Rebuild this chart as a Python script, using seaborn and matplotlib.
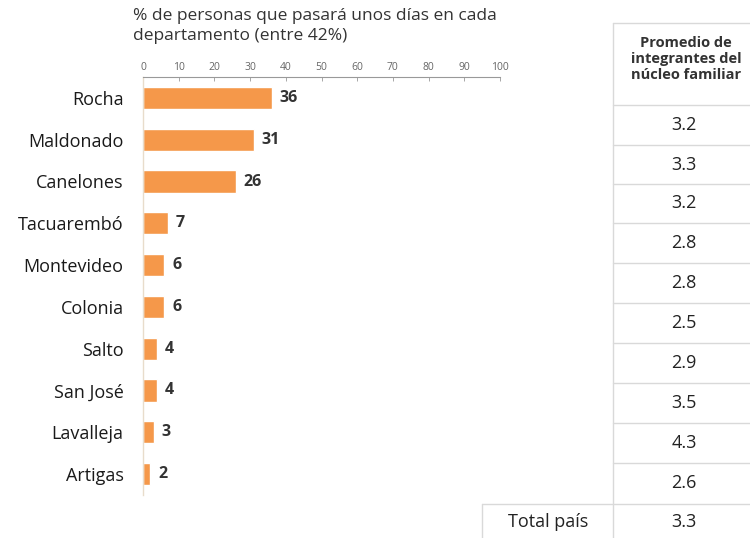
import matplotlib
matplotlib.use("Agg")
import matplotlib.pyplot as plt
import seaborn as sns
import pandas as pd
from matplotlib.lines import Line2D

departamentos = ["Rocha", "Maldonado", "Canelones", "Tacuarembó", "Montevideo",
                 "Colonia", "Salto", "San José", "Lavalleja", "Artigas"]
porcentaje = [36, 31, 26, 7, 6, 6, 4, 4, 3, 2]
promedio_familia = ["3.2", "3.3", "3.2", "2.8", "2.8", "2.5", "2.9", "3.5", "4.3", "2.6"]
total_pais = "3.3"
titulo = "% de personas que pasará unos días en cada\ndepartamento (entre 42%)"
encabezado_tabla = "Promedio de\nintegrantes del\nnúcleo familiar"

df = pd.DataFrame({"dep": departamentos, "pct": porcentaje})

sns.set_style("white")
plt.rcParams["font.family"] = ["Open Sans", "DejaVu Sans"]

W, H = 750, 538
fig = plt.figure(figsize=(7.5, 5.38), dpi=100)
ax = fig.add_axes([143 / W, 1 - 495 / H, (500 - 143) / W, (495 - 77) / H])

sns.barplot(data=df, x="pct", y="dep", color="#F5984A", width=0.53,
            saturation=1, ax=ax, orient="h")

ax.set_xlim(0, 100)
ax.set_xticks(range(0, 101, 10))
ax.xaxis.tick_top()
ax.tick_params(axis="x", labelsize=7.5, labelcolor="#666666", color="#999999",
               length=3, width=0.6, pad=3, direction="in")
ax.tick_params(axis="y", labelsize=13, labelcolor="#1a1a1a", length=0, pad=14)
ax.set_xlabel("")
ax.set_ylabel("")
for s in ["right", "bottom"]:
    ax.spines[s].set_visible(False)
ax.spines["top"].set_color("#999999")
ax.spines["top"].set_linewidth(0.8)
ax.spines["left"].set_color("#E8DCCB")
ax.spines["left"].set_linewidth(1)

for i, v in enumerate(porcentaje):
    ax.text(v + 2.2, i, str(v), va="center", ha="left", fontsize=11.5,
            fontweight="bold", color="#333333")

fig.text(133 / W, 1 - 8 / H, titulo, ha="left", va="top", fontsize=12.5,
         color="#333333", linespacing=1.3)

# tabla a la derecha
grid = "#D9D9D9"
bordes = [105, 145, 184, 223, 263, 303, 343, 383, 423, 463, 504]
def fy(p):
    return 1 - p / H

fig.add_artist(Line2D([613 / W, 613 / W], [fy(23), fy(538)], color=grid, lw=1))
fig.add_artist(Line2D([613 / W, 1], [fy(23), fy(23)], color=grid, lw=1))
for b in bordes:
    fig.add_artist(Line2D([613 / W, 1], [fy(b), fy(b)], color=grid, lw=1))
fig.add_artist(Line2D([482 / W, 613 / W], [fy(504), fy(504)], color=grid, lw=1))
fig.add_artist(Line2D([482 / W, 482 / W], [fy(504), fy(538)], color=grid, lw=1))

fig.text(686 / W, fy(59), encabezado_tabla, ha="center", va="center",
         fontsize=10.5, fontweight="bold", color="#333333", linespacing=1.2)
for i, val in enumerate(promedio_familia):
    yc = (bordes[i] + bordes[i + 1]) / 2
    fig.text(684 / W, fy(yc), val, ha="center", va="center", fontsize=13,
             color="#222222")
fig.text(684 / W, fy(522), total_pais, ha="center", va="center", fontsize=13,
         color="#222222")
fig.text(548 / W, fy(522), "Total país", ha="center", va="center", fontsize=13,
         color="#222222")

fig.savefig("out.png", dpi=100)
○ ○ ○ ○
> **Goal**
Look through the material above. Copy each line where the word "seaborn" appears.

> **Answer to the problem**
Rebuild this chart as a Python script, using seaborn and matplotlib.
import seaborn as sns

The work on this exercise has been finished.